[start of GIVEN DATA]
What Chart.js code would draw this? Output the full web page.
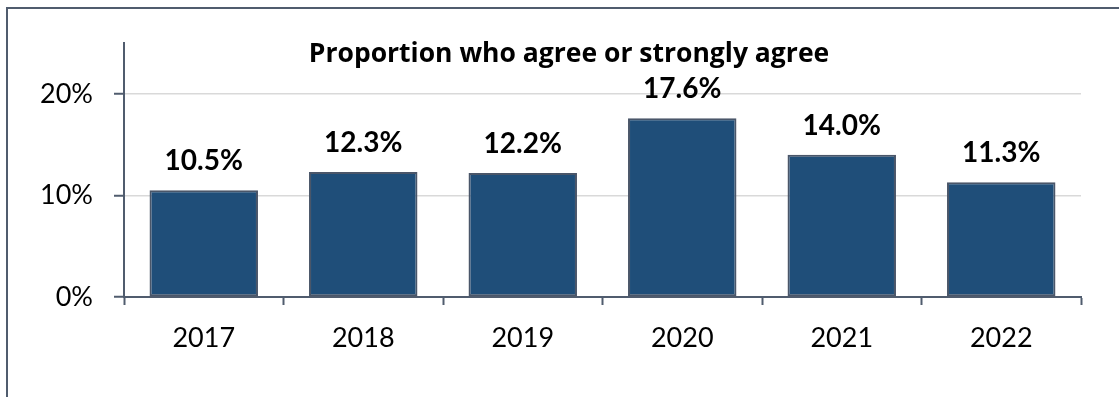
[end of GIVEN DATA]
[start of GIVEN DATA]
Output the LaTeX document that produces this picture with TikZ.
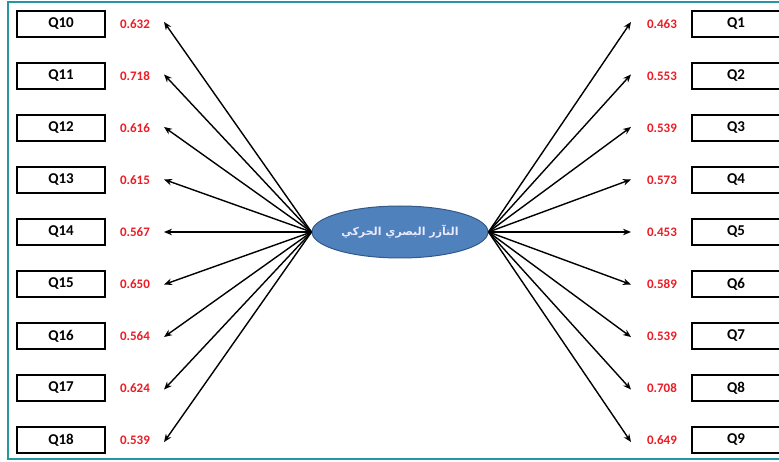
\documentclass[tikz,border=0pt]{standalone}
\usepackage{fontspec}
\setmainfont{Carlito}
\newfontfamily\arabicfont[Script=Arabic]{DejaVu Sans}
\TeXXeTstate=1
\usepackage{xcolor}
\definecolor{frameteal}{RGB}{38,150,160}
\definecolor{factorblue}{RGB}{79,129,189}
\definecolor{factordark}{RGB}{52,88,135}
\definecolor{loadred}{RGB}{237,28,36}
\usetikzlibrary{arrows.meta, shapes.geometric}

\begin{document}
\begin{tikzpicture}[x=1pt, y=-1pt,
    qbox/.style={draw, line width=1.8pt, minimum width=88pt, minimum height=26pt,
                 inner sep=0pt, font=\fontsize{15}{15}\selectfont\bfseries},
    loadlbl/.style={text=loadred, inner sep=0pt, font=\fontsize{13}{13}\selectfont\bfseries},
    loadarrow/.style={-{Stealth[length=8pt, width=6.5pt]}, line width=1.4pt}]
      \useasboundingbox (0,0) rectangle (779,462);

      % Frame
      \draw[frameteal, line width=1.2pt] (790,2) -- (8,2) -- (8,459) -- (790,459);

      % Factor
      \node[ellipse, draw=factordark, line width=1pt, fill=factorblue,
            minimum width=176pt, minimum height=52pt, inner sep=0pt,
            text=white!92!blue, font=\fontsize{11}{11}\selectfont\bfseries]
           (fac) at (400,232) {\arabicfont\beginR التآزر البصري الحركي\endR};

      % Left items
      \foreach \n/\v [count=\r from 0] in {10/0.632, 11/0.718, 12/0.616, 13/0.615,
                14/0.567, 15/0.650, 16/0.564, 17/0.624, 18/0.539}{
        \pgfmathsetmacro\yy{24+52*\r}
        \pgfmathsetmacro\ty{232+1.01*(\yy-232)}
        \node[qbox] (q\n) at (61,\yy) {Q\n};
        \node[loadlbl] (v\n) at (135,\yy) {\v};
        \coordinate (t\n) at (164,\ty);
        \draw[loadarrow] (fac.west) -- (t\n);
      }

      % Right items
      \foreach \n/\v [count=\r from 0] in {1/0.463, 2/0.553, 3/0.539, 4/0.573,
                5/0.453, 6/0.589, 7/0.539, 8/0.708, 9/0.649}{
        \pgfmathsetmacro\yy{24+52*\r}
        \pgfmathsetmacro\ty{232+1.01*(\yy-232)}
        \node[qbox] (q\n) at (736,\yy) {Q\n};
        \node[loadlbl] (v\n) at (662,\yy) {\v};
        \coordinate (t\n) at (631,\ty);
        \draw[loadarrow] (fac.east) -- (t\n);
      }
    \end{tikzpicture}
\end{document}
[end of GIVEN DATA]
* **WORK REQUIRED**:
Read through the entries and copy every line that includes "this".

* **THE OUTPUT**:
What Chart.js code would draw this? Output the full web page.
Output the LaTeX document that produces this picture with TikZ.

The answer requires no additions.